Clashes erupt near Damascus despite Syria truce

Syrian Abu Khaled

Syrian Abu Khaled

Syrian government forces and their allies clashed with rebels near Damascus on Friday, disrupting a nationwide ceasefire that otherwise appeared to hold, monitors and a rebel official said.

The clashes took place in a rebel-held valley northwest of the Syrian capital, said the Syrian Observatory for Human Rights (SOHR), which has been monitoring the country’s six-year war.

Syrian government warplanes carried out nearly 20 raids against rebels in several towns along the provincial boundary between Idlib and Hama, the SOHR said.

Warplanes and helicopters also struck northwest of Damascus in the rebel-held Wadi Barada valley, where government troops and allied forces clashed with rebels, the group added.

The fighting broke out just hours into a ceasefire deal brokered by Russia and Turkey, and comes a week after rebel resistance was crushed in Syria’s second city of Aleppo.

Asaad Hanna, a political officer in the Free Syrian Army (FSA), a loose alliance of insurgent groups, told Reuters that the violence had reduced but had not stopped.

“We cannot be optimistic about someone like the Russians who used to kill us for six years … they are not angels.

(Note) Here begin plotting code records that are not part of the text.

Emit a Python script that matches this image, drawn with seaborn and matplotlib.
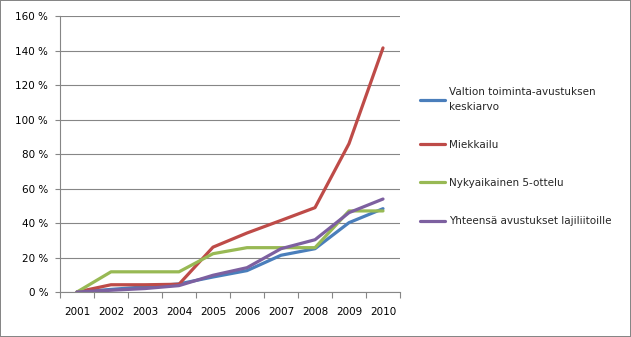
import matplotlib
matplotlib.use("Agg")
import matplotlib.pyplot as plt
import seaborn as sns
import pandas as pd
from matplotlib.ticker import FixedLocator

years = ["2001", "2002", "2003", "2004", "2005", "2006", "2007", "2008", "2009", "2010"]
series_names = ["Valtion toiminta-avustuksen\nkeskiarvo", "Miekkailu",
                "Nykyaikainen 5-ottelu", "Yhteensä avustukset lajiliitoille"]
valtion = [0, 1.5, 3, 4.7, 8.7, 12.4, 21.3, 25.1, 40.2, 48.3]
miekkailu = [0, 4.2, 4.2, 4.5, 26, 34.2, 41.5, 48.9, 86, 141.5]
nykyaikainen = [0, 11.7, 11.7, 11.7, 22.2, 25.7, 25.7, 25.7, 47, 47]
yhteensa = [0, 1, 2, 3.7, 9.7, 14.1, 25.1, 30.3, 46, 53.9]
colors = ["#4A7EBB", "#BE4B48", "#98B954", "#7D60A0"]
yticks = [0, 20, 40, 60, 80, 100, 120, 140, 160]

rows = []
for name, vals in zip(series_names, [valtion, miekkailu, nykyaikainen, yhteensa]):
    for i, v in enumerate(vals):
        rows.append({"pos": i, "value": v, "series": name})
df = pd.DataFrame(rows)

sns.set_theme(style="white")
plt.rcParams["font.family"] = ["DejaVu Sans"]

FS = 7.5
fig = plt.figure(figsize=(6.31, 3.37), dpi=100, linewidth=1.2, edgecolor="#868686")
ax = fig.add_axes([60/631, 1 - 292/337, 340/631, 276/337])

sns.lineplot(data=df, x="pos", y="value", hue="series", hue_order=series_names,
             palette=colors, linewidth=2.3, ax=ax, legend=True)

ax.set_xlim(-0.5, len(years) - 0.5)
ax.set_ylim(0, 160)
ax.set_xticks(range(len(years)))
ax.set_xticklabels(years, fontsize=FS, color="black")
ax.xaxis.set_minor_locator(FixedLocator([i - 0.5 for i in range(len(years) + 1)]))
ax.tick_params(axis="x", which="major", length=0, pad=11)
ax.tick_params(axis="x", which="minor", length=4, width=0.8, color="#868686", direction="out", bottom=True)
ax.set_yticks(yticks)
ax.set_yticklabels([f"{t}\u00a0%" for t in yticks], fontsize=FS, color="black")
ax.tick_params(axis="y", length=3.5, width=0.8, color="#868686", direction="out", left=True, pad=5)
ax.grid(axis="y", color="#868686", linewidth=0.8)
ax.set_axisbelow(True)
for s in ["top", "right"]:
    ax.spines[s].set_visible(False)
for s in ["left", "bottom"]:
    ax.spines[s].set_color("#868686")
    ax.spines[s].set_linewidth(0.8)
ax.set_xlabel("")
ax.set_ylabel("")

handles, labels = ax.get_legend_handles_labels()
ax.legend_.remove()
leg = fig.legend(handles, labels, loc="upper left", bbox_to_anchor=(420/631, 1 - 87/337),
                 frameon=False, fontsize=FS, borderpad=0, borderaxespad=0,
                 handlelength=2.4, handletextpad=0.35, labelspacing=2.7)
for t in leg.get_texts():
    t.set_linespacing(1.6)

fig.savefig("out.png", dpi=100, edgecolor=fig.get_edgecolor())
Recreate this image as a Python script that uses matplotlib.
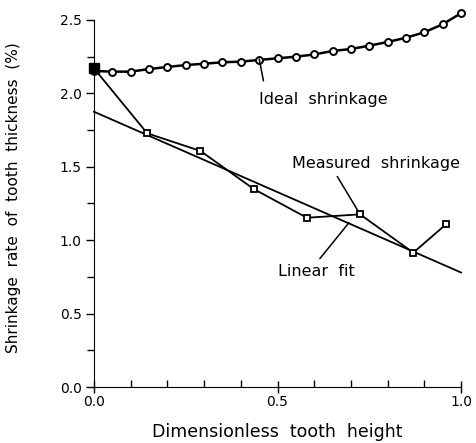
import matplotlib
matplotlib.use("Agg")
import matplotlib.pyplot as plt
from matplotlib.ticker import MultipleLocator

# ideal shrinkage, 21 points along the tooth height
ideal_x = [0.0, 0.05, 0.1, 0.15, 0.2, 0.25, 0.3, 0.35, 0.4, 0.45, 0.5,
           0.55, 0.6, 0.65, 0.7, 0.75, 0.8, 0.85, 0.9, 0.95, 1.0]
ideal_y = [2.153, 2.148, 2.148, 2.166, 2.18, 2.193, 2.202, 2.212, 2.216, 2.228, 2.239,
           2.25, 2.265, 2.289, 2.302, 2.325, 2.35, 2.379, 2.416, 2.471, 2.546]

# measured shrinkage
meas_x = [0.0, 0.145, 0.29, 0.435, 0.58, 0.725, 0.87, 0.96]
meas_y = [2.17, 1.728, 1.608, 1.349, 1.153, 1.176, 0.915, 1.11]

# linear fit end points
fit_x = [0.0, 1.0]
fit_y = [1.875, 0.78]

plt.rcParams["font.family"] = ["DejaVu Sans"]

fig = plt.figure(figsize=(4.76, 4.43), dpi=100)
ax = fig.add_axes([0.1975, 0.1264, 0.771, 0.8285])

ax.plot(fit_x, fit_y, color="black", lw=1.3, clip_on=False)
ax.plot(meas_x, meas_y, color="black", lw=1.3, marker="s", ms=5,
        mfc="white", mec="black", mew=1.3, clip_on=False, zorder=3)
ax.plot(ideal_x, ideal_y, color="black", lw=1.8, marker="o", ms=5,
        mfc="white", mec="black", mew=1.4, clip_on=False, zorder=3)

# filled marker at the start of the measured series
ax.plot(meas_x[:1], meas_y[:1], marker="s", ms=7, color="black",
        ls="none", clip_on=False, zorder=4)

ax.set_xlim(0, 1.0)
ax.set_ylim(0, 2.5)

ax.spines["top"].set_visible(False)
ax.spines["right"].set_visible(False)

ax.xaxis.set_major_locator(MultipleLocator(0.5))
ax.xaxis.set_minor_locator(MultipleLocator(0.1))
ax.yaxis.set_major_locator(MultipleLocator(0.5))
ax.yaxis.set_minor_locator(MultipleLocator(0.25))
ax.xaxis.set_major_formatter(plt.FormatStrFormatter("%.1f"))
ax.yaxis.set_major_formatter(plt.FormatStrFormatter("%.1f"))

ax.tick_params(axis="x", which="major", direction="inout", length=8, width=1, labelsize=10, pad=2)
ax.tick_params(axis="x", which="minor", direction="in", length=5, width=1)
ax.tick_params(axis="y", which="major", direction="out", length=6, width=1, labelsize=10, pad=3)
ax.tick_params(axis="y", which="minor", direction="out", length=5, width=1)

ax.set_xlabel("Dimensionless  tooth  height", fontsize=12.5, labelpad=10)
ax.set_ylabel("Shrinkage  rate  of  tooth  thickness  (%)", fontsize=11)
ax.yaxis.set_label_coords(-0.2, 0.515)

# annotations with leader lines
ax.annotate("Ideal  shrinkage", xy=(0.45, 2.235), xytext=(0.45, 1.96),
            fontsize=11.5, ha="left", va="center",
            arrowprops=dict(arrowstyle="-", color="black", lw=1.1,
                            shrinkA=6, shrinkB=0, relpos=(0.05, 1.0)))
ax.annotate("Measured  shrinkage", xy=(0.725, 1.176), xytext=(0.54, 1.52),
            fontsize=11.5, ha="left", va="center",
            arrowprops=dict(arrowstyle="-", color="black", lw=1.1,
                            shrinkA=2, shrinkB=3, relpos=(0.25, 0.0)))
ax.annotate("Linear  fit", xy=(0.695, 1.12), xytext=(0.5, 0.79),
            fontsize=11.5, ha="left", va="center",
            arrowprops=dict(arrowstyle="-", color="black", lw=1.1,
                            shrinkA=2, shrinkB=0, relpos=(0.5, 1.0)))

fig.savefig("out.png", dpi=100)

But we are happy because we are reducing the violence and working to find a solution for the current situation,” said Hanna.

Although on opposing sides in the conflict, Turkey and Russia have been working intensively to find a ceasefire after the fall of Aleppo, in a process that conspicuously does not include the United States.

Ceasefire brokered by Kremlin and Ankara

On Friday the Russian ambassador to the United Nations said Moscow had circulated a proposed resolution at the UN Security Council that would endorse the latest ceasefire between Damascus and the “main forces of the armed opposition”, and said he hoped the council would vote on the resolution on Saturday.

On announcing the ceasefire, Putin also said he would reduce Moscow’s military contingent in Syria, which has been flying a bombing campaign in support of President Bashar al-Assad since last year.

The Kremlin strongman, however, said that Russia would continue to fight “terrorism” in the war-torn country and maintain its support for the government in Damascus.

Russian Defence Minister Sergei Shoigu warned that any groups that did not abide by the ceasefire would be considered “terrorists” alongside the Islamic State (IS) group and the former al Qaeda affiliate previously known as Al-Nusra Front, now rebranded the Fateh al-Sham Front.

The nationwide ceasefire, which came into effect midnight Thursday, follows the deal brokered by Turkey and Russia for Aleppo which allowed the evacuation of tens of thousands of civilians.

Astana talks

Moscow and Ankara are now pushing for peace talks between Damascus and the rebels to start soon in the capital of Kazakhstan, Astana.

“Now we need to do everything for these agreements to come into force, for them to work, so that the negotiating teams that have been or are being formed promptly and as soon as possible arrive in Astana,” Putin said.

Russia and Turkey have both said that the peace talks they will supervise are meant to supplement UN-backed peace efforts, rather than replace them entirely.

Russian Foreign Minister Sergei Lavrov said that Russia, Turkey and Iran were currently organising for the talks to begin in Astana and pressing for other key international players to get involved.

Lavrov said Moscow would invite Egypt before trying to attract other regional powers such as Saudi Arabia, Qatar, Iraq and Jordan.

In a clear snub to US President Barack Obama, Russia’s top diplomat said Moscow would look to get the team of President-elect Donald Trump in the mix when he takes power next month.

As its cooperation tightened with Moscow, Turkey stood conspicuously quiet as the regime, supported by Russia, took control last week of Aleppo, handing the rebels their biggest defeat in the civil war so far.

The victory was also a boost for Putin, who sent forces to Syria last year to bolster Assad in an unprecedented intervention.

Syria’s conflict began with a 2011 uprising against Assad but quickly morphed into a complicated civil war that has now killed more than 310,000 people and forced millions more from their homes.